I did it. I am super proud of myself for safely, calmly and generally staying alive on the longest drive I’ve ever done. I don’t mean to sound OTT but I have never driven so far on my own before. This is a massive accomplishment for me as I hate getting lost so driving all the way down to Sherborne on my own was a test for me, and in my opinion ‘because, y’know who’s else matters when you’re travelling alone’ I passed with flying colours.
I knew I needed to be prepared for a long drive. Anything up to 4 hours maybe longer if traffic was terrible. So the first thing I did was prep my silver stead.
That leads me to No.1 on the DO list:
- Check your car. Make sure, a couple of days before setting off, that you’ve checked your car over. You want to make sure all your wheels are pumped and road legal. Check your oil, lights and whipper washer. I say a couple of days before as you want to leave enough time for any repairs you need to make.
- Playlist, Playlist,Playlist. Make sure you’ve got an awesome play list to listen to. This is a big one for me and TBH my younger self would of put this at the top of my priorities. You need a good balance of singalong tunes, old school anthems and something that is just great to drive to.
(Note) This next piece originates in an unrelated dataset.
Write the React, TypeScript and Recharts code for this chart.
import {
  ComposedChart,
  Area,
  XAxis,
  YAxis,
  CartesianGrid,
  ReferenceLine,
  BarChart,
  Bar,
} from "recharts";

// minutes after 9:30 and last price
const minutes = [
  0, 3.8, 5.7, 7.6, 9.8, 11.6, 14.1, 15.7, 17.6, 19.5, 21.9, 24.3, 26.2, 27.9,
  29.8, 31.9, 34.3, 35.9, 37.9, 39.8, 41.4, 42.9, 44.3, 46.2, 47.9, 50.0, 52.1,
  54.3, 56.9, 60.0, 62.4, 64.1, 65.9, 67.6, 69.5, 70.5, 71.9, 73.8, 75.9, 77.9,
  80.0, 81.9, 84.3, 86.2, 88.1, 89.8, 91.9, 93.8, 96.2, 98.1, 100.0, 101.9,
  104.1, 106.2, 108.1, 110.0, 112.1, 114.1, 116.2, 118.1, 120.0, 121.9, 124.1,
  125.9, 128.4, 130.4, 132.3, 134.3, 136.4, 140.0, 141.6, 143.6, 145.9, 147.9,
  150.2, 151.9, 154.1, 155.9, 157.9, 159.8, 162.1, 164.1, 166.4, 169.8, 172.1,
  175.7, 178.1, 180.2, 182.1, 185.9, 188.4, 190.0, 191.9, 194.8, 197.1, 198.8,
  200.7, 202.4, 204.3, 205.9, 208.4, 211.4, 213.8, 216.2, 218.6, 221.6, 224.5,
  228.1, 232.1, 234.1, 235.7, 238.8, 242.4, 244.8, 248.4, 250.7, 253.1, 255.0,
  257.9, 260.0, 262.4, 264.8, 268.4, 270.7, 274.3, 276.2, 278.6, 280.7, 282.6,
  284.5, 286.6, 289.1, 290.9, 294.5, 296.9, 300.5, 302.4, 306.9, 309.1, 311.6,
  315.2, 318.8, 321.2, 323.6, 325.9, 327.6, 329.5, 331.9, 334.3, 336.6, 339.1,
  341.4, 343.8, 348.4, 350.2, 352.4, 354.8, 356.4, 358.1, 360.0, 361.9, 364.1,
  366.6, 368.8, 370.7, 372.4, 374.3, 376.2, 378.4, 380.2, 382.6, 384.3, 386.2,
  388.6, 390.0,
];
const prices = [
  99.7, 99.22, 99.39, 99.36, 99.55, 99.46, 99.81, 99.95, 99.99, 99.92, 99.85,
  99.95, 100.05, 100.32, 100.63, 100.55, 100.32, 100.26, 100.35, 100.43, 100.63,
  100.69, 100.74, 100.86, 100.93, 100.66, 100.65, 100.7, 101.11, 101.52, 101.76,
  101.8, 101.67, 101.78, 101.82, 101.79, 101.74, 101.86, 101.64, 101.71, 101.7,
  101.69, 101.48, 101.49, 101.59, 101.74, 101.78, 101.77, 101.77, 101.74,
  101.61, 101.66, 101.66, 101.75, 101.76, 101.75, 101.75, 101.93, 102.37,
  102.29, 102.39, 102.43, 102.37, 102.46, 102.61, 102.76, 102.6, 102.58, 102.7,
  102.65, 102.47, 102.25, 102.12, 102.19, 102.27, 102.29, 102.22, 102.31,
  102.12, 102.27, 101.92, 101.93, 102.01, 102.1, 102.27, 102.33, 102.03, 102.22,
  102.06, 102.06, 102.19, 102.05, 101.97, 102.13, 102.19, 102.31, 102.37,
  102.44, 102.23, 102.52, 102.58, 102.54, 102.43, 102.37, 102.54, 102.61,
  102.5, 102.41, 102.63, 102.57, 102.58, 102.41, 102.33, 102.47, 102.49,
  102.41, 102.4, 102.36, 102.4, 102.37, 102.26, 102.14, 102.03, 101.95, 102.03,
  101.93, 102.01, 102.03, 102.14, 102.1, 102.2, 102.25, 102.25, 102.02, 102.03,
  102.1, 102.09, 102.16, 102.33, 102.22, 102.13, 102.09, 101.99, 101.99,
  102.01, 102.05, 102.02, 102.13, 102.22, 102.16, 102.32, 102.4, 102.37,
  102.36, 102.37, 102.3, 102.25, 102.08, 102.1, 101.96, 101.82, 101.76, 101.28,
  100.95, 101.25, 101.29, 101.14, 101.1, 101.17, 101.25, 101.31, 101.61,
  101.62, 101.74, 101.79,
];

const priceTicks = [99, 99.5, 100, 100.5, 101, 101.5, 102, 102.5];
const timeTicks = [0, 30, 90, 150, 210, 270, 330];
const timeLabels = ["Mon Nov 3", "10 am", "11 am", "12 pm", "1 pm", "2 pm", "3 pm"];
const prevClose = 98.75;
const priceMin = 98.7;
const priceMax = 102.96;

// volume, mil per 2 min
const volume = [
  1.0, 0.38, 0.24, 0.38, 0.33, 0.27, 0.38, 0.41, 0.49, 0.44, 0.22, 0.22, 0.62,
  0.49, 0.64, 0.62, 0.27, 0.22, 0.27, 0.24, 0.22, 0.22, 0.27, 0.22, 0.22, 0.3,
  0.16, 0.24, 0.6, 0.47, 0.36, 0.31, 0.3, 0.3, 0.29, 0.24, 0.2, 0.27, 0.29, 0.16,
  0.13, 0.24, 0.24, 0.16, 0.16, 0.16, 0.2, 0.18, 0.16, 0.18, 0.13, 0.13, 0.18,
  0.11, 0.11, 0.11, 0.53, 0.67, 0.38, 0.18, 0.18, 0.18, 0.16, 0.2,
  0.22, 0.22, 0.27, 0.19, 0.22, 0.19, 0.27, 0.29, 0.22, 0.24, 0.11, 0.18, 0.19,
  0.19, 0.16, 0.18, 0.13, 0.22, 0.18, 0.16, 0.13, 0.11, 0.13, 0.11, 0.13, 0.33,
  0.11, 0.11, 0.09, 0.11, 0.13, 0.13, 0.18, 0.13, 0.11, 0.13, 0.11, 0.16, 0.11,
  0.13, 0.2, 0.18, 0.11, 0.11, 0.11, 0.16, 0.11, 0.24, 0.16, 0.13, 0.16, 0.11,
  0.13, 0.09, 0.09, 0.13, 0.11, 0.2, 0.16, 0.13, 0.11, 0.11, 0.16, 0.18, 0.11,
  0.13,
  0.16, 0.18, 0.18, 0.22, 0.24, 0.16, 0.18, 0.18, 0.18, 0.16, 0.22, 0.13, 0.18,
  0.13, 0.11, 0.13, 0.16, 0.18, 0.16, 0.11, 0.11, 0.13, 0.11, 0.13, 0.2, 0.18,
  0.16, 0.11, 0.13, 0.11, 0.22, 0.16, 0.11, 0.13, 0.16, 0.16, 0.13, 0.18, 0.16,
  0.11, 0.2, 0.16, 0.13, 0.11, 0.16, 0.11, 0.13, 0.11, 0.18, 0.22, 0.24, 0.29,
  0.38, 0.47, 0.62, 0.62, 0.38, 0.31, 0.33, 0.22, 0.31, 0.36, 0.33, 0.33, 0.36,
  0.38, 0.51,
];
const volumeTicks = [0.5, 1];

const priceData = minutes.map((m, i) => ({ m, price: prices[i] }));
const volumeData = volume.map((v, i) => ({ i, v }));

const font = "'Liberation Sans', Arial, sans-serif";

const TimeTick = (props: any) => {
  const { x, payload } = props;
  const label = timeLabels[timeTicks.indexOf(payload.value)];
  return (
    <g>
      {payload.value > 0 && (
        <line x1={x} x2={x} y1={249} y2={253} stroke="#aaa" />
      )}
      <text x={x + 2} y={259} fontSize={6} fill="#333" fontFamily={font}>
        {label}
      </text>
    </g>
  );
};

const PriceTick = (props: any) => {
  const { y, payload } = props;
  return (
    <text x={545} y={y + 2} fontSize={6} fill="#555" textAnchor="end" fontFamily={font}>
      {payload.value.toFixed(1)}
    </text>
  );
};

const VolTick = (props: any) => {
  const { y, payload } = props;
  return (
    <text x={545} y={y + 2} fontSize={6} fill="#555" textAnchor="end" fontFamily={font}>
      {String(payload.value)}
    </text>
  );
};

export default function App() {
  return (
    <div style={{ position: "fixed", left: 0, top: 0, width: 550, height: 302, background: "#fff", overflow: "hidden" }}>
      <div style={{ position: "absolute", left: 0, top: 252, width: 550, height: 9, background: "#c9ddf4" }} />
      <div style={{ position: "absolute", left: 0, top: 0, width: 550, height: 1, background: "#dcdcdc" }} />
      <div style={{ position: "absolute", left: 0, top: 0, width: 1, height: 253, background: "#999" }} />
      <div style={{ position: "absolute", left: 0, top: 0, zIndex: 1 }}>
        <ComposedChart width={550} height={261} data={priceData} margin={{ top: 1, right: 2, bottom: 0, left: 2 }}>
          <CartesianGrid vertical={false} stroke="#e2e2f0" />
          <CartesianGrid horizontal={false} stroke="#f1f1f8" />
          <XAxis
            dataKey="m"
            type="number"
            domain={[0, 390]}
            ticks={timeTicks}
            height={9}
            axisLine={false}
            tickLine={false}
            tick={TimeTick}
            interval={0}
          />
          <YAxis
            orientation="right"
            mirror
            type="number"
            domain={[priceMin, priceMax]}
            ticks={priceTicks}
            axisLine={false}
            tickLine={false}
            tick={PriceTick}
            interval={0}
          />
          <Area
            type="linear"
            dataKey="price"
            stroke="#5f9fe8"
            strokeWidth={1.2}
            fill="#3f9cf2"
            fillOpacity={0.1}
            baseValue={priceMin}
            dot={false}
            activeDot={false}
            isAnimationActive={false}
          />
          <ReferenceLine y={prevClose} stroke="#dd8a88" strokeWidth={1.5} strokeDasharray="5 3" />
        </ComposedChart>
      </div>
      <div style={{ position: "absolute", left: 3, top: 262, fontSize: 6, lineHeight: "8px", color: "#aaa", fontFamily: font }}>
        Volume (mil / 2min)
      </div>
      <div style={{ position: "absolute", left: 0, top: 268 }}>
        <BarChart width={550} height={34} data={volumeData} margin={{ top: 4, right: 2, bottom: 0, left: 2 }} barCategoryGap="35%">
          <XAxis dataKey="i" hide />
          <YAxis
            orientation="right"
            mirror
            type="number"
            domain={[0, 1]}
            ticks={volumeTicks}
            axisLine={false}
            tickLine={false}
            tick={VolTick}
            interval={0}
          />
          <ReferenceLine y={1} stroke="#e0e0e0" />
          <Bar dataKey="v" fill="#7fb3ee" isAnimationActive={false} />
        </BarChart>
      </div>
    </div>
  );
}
- Snacks and drinks. The day before I left I went and brought myself a large bag of salt and vinegar twirls and sweet and salty popcorn. Two of may favourite, hand in the bag and straight in the mouth, snacks. For drinks I made my super refreshing Grapefruit smoothie ‘see her for recipe’ and made sure I had enough water. You don’t want too much other wise nature will be calling to you more than once or twice on your trip.
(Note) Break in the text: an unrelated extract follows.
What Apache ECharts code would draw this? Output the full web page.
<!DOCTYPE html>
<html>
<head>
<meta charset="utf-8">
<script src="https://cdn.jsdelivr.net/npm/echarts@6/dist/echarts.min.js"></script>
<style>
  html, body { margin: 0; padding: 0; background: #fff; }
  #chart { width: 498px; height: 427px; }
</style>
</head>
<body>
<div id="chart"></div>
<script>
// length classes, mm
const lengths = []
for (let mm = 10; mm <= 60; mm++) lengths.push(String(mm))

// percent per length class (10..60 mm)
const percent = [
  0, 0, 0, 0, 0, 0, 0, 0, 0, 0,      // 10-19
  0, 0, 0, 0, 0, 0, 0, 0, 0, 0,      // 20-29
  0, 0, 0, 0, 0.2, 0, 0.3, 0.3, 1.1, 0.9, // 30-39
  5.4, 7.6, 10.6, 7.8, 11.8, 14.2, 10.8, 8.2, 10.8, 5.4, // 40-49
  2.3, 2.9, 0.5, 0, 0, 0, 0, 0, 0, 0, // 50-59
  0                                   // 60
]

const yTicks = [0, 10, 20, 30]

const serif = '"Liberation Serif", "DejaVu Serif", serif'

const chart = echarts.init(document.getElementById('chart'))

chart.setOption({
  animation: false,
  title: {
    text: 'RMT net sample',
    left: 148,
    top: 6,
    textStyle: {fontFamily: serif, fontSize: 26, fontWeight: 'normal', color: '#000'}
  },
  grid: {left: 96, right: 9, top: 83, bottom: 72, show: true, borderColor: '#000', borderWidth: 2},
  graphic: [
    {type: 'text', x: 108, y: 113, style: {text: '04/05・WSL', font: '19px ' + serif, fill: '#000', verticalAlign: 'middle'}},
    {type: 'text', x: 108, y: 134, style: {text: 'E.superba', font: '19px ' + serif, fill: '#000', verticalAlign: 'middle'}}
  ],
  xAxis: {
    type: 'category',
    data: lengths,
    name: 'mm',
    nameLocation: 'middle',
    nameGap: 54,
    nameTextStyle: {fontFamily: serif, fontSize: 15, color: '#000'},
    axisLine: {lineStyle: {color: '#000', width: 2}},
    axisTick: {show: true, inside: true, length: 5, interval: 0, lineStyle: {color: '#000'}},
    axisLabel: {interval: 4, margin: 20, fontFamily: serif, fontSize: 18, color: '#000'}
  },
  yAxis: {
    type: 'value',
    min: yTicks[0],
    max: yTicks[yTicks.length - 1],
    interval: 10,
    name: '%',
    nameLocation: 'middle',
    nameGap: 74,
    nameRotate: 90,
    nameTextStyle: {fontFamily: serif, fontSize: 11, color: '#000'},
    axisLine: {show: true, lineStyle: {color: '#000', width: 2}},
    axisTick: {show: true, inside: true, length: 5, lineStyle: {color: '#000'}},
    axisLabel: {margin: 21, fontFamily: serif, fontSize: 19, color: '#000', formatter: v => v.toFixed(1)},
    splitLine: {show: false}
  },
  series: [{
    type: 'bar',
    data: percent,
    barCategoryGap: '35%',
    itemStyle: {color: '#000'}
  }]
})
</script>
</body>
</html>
- Plan and print your route. Its always a good idea to plan the route you want to take and print the map and directions off so you have them beside you on the passenger seat. Sat nav’s are great and google maps has saved my arse more than once BUT nothing beets good old fashioned map. If your like me, you’ll take one look at a road map and think it looks like a two year olds scribbles. A print out of the directions and your route lade out on the map in clear blue line is the happy medium between sat nav and old fashioned map.
Now we come to the DON’TS:
- Don’t stress. If you go a bit cross country, take a wrong turn or find yourself wanting to throw your sat nav out the window and tell it to DO ONE! Take a deep breath, find a safe place to pull over and find your bearings. Don’t stress that you won’t arrive at the time you wanted to, or that the person you went to see will be annoyed because you missed dinner. Just ring them or give them a quick text to say “I might be a bit late”. If they’re any kind of friend they’ll understand.
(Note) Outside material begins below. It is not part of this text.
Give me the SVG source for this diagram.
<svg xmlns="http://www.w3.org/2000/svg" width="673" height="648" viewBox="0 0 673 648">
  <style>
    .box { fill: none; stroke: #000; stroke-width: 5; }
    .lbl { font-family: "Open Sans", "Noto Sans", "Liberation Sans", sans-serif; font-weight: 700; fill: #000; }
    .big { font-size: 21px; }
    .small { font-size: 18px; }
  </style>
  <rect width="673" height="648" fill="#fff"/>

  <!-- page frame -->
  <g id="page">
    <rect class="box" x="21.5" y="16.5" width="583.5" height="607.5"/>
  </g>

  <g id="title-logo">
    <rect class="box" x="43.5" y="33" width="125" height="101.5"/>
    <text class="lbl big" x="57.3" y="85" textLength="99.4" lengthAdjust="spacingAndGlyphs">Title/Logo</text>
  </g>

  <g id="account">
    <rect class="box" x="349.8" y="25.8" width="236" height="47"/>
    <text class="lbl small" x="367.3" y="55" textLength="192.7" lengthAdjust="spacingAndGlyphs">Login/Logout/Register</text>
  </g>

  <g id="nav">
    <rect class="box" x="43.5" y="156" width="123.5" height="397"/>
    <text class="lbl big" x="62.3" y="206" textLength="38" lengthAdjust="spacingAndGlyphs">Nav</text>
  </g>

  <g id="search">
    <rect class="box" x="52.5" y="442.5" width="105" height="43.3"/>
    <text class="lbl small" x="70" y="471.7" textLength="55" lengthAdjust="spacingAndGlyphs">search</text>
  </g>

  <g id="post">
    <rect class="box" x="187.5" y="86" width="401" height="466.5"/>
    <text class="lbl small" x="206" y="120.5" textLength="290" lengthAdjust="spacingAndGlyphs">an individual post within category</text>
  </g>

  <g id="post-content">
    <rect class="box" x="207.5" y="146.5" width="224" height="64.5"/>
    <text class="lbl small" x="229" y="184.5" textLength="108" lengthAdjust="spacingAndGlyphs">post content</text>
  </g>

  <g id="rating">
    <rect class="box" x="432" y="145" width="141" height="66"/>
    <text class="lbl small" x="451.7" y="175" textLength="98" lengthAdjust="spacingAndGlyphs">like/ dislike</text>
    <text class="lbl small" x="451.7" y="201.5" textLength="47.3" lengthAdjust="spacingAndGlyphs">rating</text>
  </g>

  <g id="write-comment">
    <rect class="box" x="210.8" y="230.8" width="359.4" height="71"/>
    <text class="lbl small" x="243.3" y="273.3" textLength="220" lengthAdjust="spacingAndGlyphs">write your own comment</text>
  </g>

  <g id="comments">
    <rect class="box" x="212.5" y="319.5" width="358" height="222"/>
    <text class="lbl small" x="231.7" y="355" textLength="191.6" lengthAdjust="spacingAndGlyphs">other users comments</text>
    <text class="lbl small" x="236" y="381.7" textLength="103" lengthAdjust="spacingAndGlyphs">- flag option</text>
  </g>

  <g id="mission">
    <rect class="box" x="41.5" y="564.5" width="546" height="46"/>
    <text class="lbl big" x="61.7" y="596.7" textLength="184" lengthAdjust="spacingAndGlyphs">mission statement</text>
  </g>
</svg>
- Pick your bottles. Don’t put your drink in a screw top bottle. This is extremely fiddly to do one handed, and once you get the teeth involved you know its going to end in ‘look who’s just wet themselves’ looking pants. So stay clear of the screw tops.
- Don’t always go with what sat nav says. We all know the woman (or man) in the sat nav can get a bit confused and suddenly turn into one of your nightmare teachers from primary school. Choose to ignore the evil voice telling you there is a quicker way. Its not always quicker. Its just different
My final and biggest tip is:
Enjoy your drive. When spending at least 3 and a half hours in the car, you want to be able to enjoy yourself as much as possible.Its the beginning of a great trip, start it off right.